Since then, the TNPCB hasn’t undertaken even one independent study – either to determine the extent of contamination or to fix appropriate standards for mercury clean-up and eco-restoration. At every step of the way, even in the face of contrary opinion presented by citizens, it has allowed itself to be led by Unilever’s consultants. Two experts – from CSIR National Environmental Engineering Research Institute and IIT Delhi – proposed a standard 67-times weaker than acceptable levels in the Netherlands, 20-times weaker than in the UK and three-times weaker than a standard adopted in India. Other experts in the TNPCB and the Central Pollution Control Board accepted it without objection.
Moral of the story: Good science requires not just a college degree but also integrity and courage to resist inducements and withstand pressure.
Eco-restoration projects should be included in the schedule of activities requiring environment impact assessments and public consultation.
4. Beware of the elite gaze
Given the class-caste-gender bias in the community that defines problems and solutions, the results of these exercises end up shortchanging communities on the margins and perpetuating a perverted status quo of social relations.
What happens in the name of eco-restoration, especially in urban spaces for example, is often gentrification and elite aesthetics masquerading as environmentalism. In city after city around the world, the poor have been disproportionately targeted in the name of urban renewal, ecological restoration and city beautification. In the wake of the 2004 tsunami and the 2015 floods in Chennai, the city administration, goaded by judges with no understanding of the lives of the urban poor, used disaster mitigation and environmental restoration to justify large-scale evictions. The lack of sincerity in these professedly environmental missions becomes evident when one sees these agencies hesitate to apply the same standards to elite encroachers who construct in eco-sensitive locations.

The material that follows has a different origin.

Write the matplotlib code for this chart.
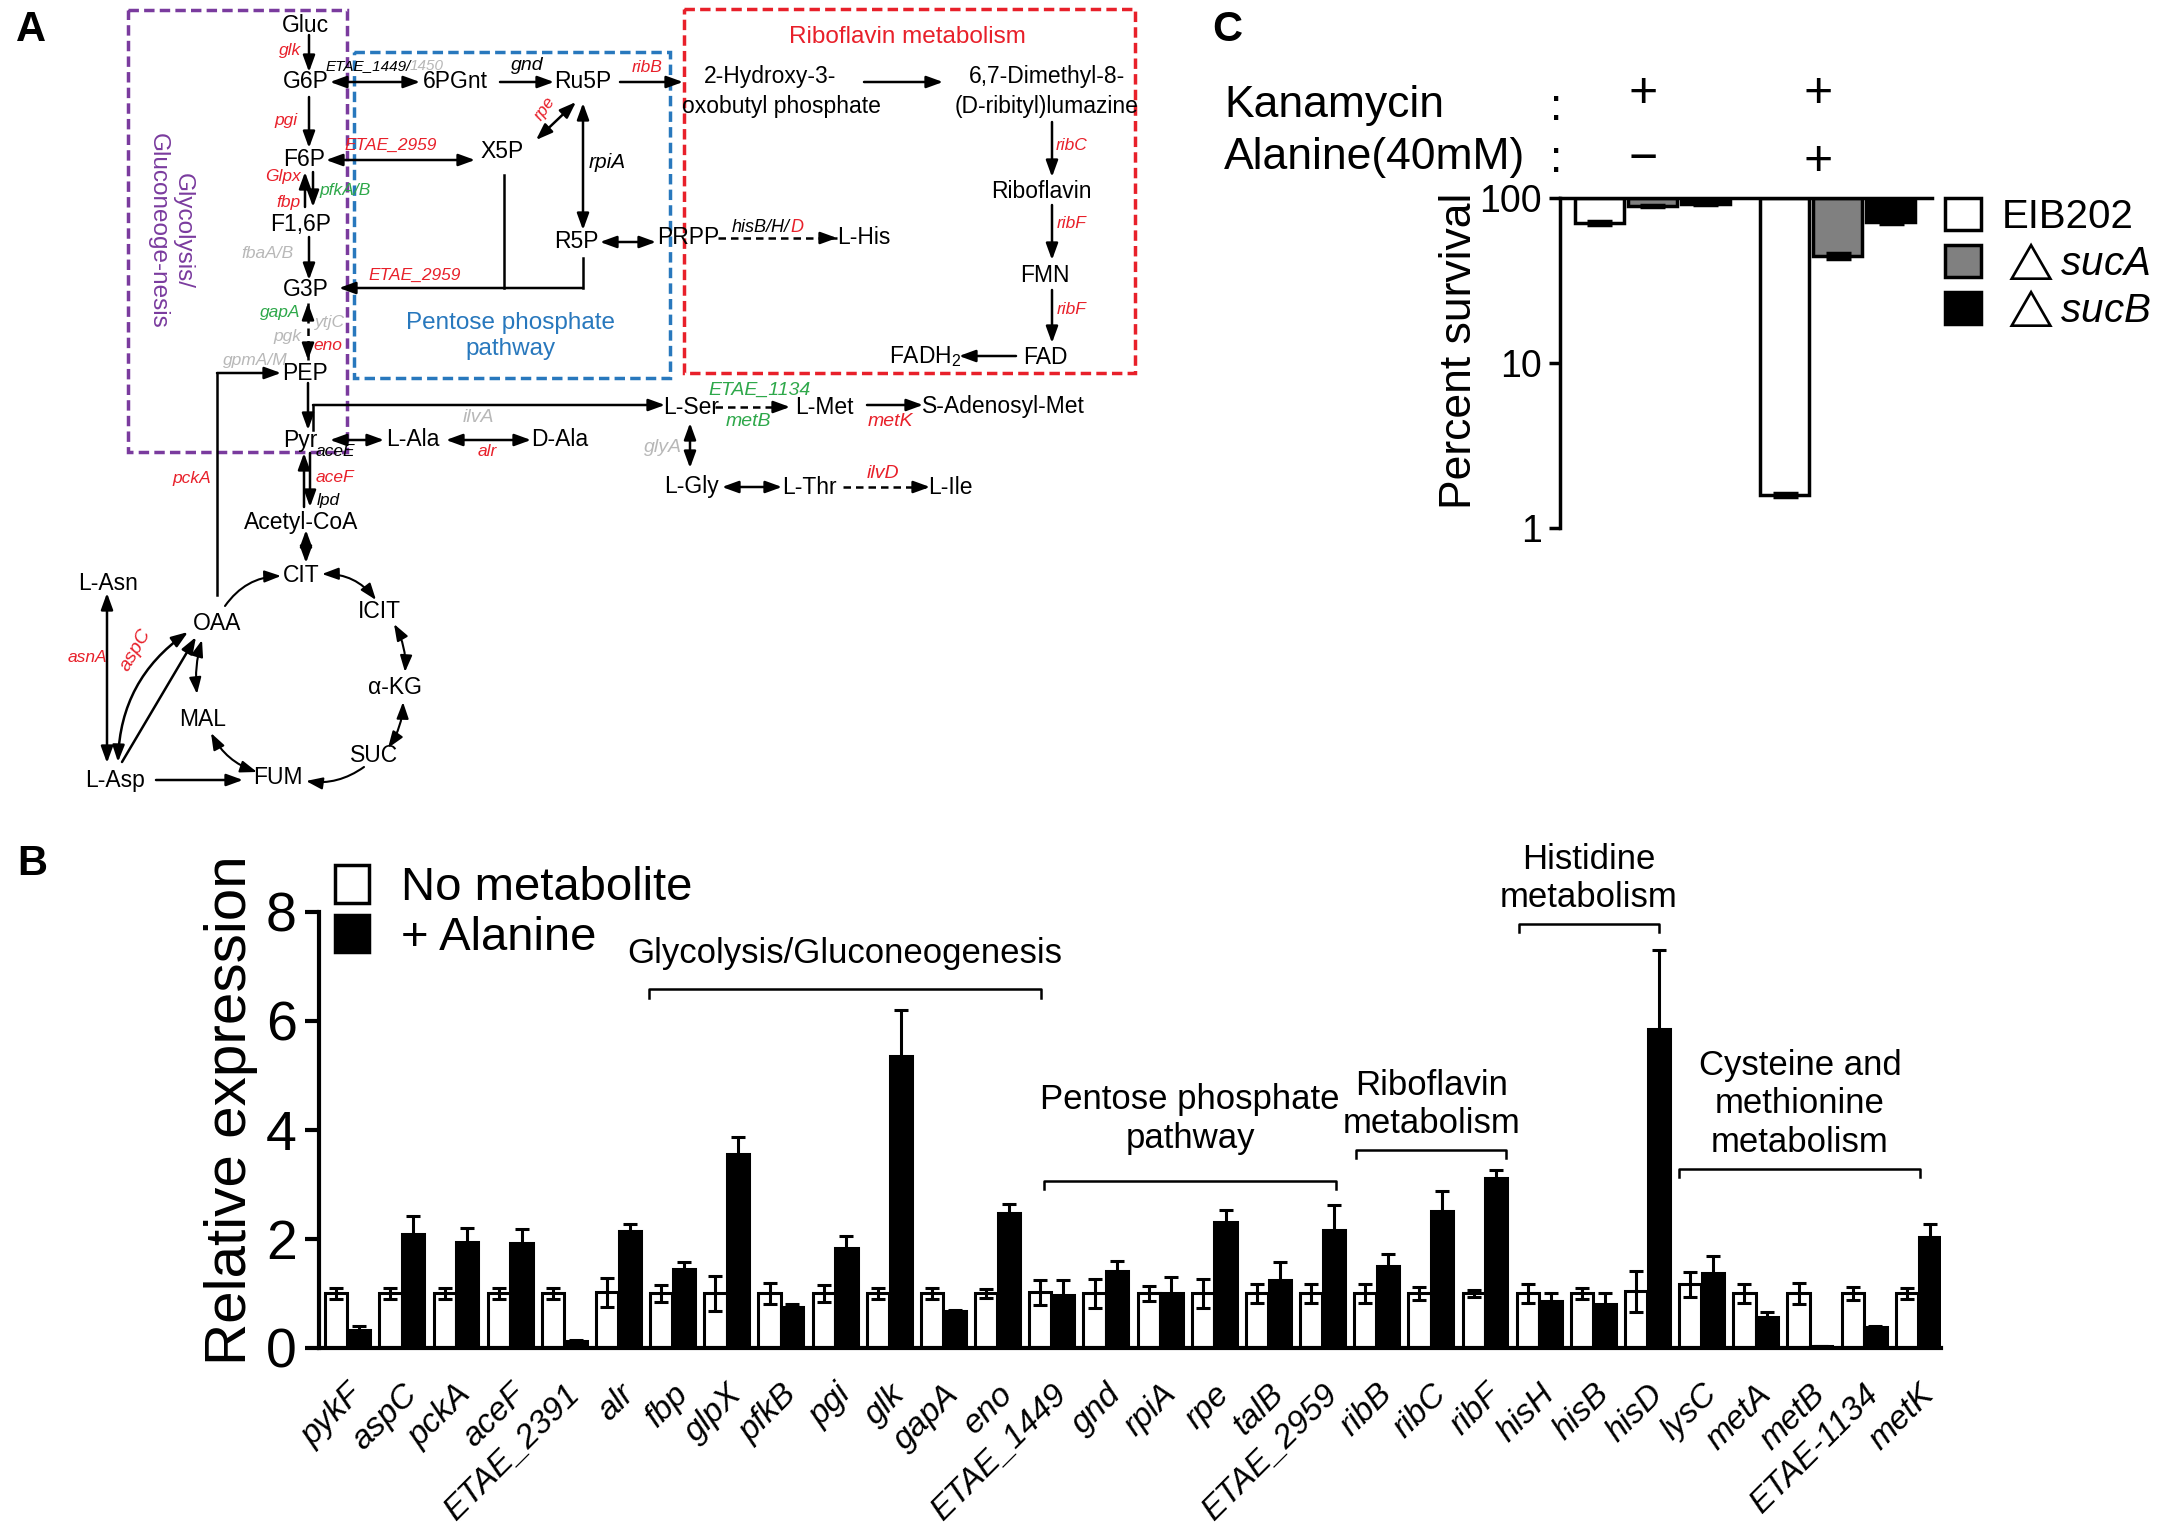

Also read: After the 2015 Floods, Chennai Only Exploited the People Who Were Cleaning it
The sociologist Amita Baviskar has called this bourgeois environmentalism. Leisure, tourism and aesthetics for the city’s elite become the objectives of ecosystem restoration to the exclusion of other meanings – including livelihood and cultural uses of local communities. The transformation of the Chetpet tank in Chennai from a degraded pond used only by fishers to a landscaped, paved and fenced-off water park out of reach of fishers, or the development of the Sabarmati riverfront, which academic Navdeep Mathur has called “urban planning as totalitarian governance,” are prime examples of bourgeois environmentalism.
According to a study by Housing and Land Rights Network India, more than 53,700 homes were demolished in India’s tier 1 and tier 2 cities just in 2017. Of these, 68% were destroyed in the name of environmental restoration, city beautification, conservation and/or wildlife protection and disaster management.
If corporate capture of global institutions, elite bias and the restrictive definition of ‘expertise’ are reasons for the ongoing violence against ecosystems and communities, redesigning our economic model, capping the size and power of global corporations and expanding the space for local communities to determine their collective destinies is a necessary first step on this journey of healing.
Nityanand Jayaraman is a Chennai-based writer and social activist.